Islamabad: Dealing a body blow to the ruling PML-Q loyal to President Pervez Musharraf, Pakistan's opposition PPP and PML-N today emerged as the largest parties in parliamentary polls and may jointly form a government, threatening the eight-year rule of the former General.
A day after the Pakistanis voted for a new Parliament, state-run PTV said that Pakistan People's Party (PPP), riding on a sympathy wave following the December 27 assassination of its leader Benazir Bhutto, bagged 85 seats while PML-N of former premier Nawaz Sharif was at the second position with 65. If the two parties jointly form a government, a possibility they had been exploring for the past few days, Musharraf could be impeached in Parliament.
With results out for 248 of the 269 National Assembly seats for which the polling took place yesterday, the ruling PML-Q got only 37 seats.

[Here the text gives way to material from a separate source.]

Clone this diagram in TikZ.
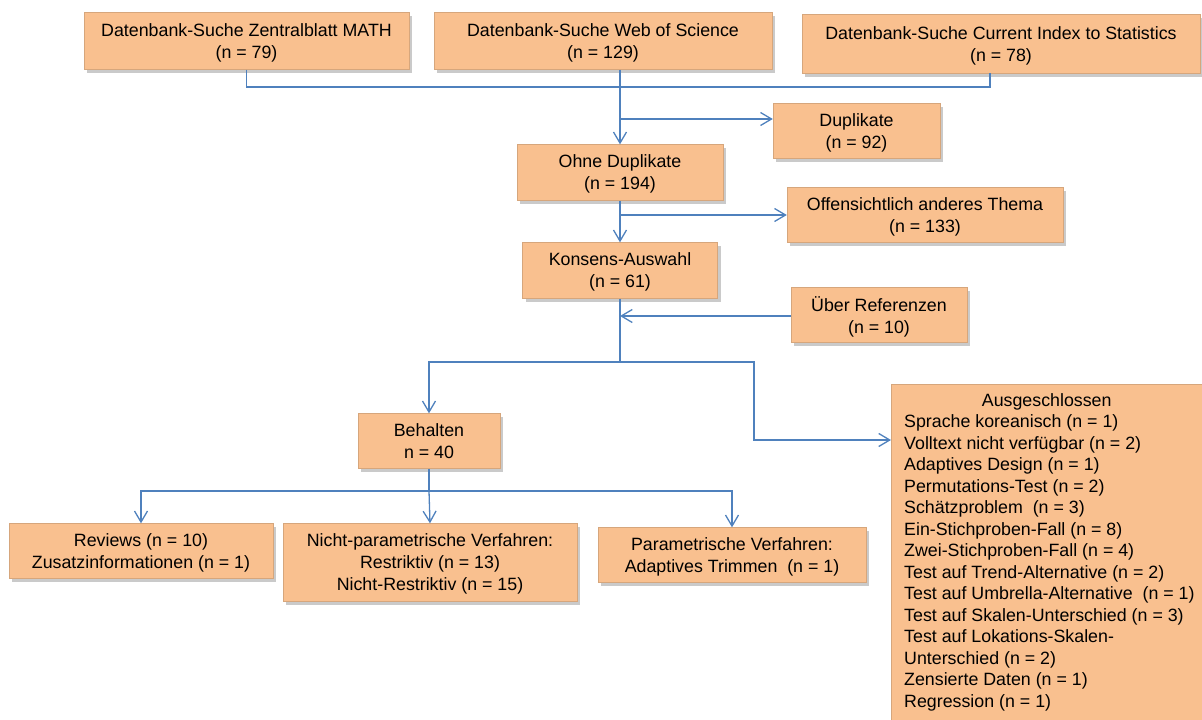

So far, MQM had received 19 seats, ANP 10, PPP(S) 1 and others 31. Polling was not held in three Nation Assembly constituencies while the Election Commission suspended results for two.
Many were surprised by the results because it had widely been expected that the sympathy wave generated by Bhutto's assassination sweep her party to power. On the provincial assemblies front, the PML-N swept the polls in Punjab while PPP was leading in Sindh, its traditional stronghold, Geo News reported. The religious parties that ruled North West Frontier Province's assembly were routed by the ANP and the PPP while the PML-Q took an early lead in Balochistan, where many local parties had boycotted the polls.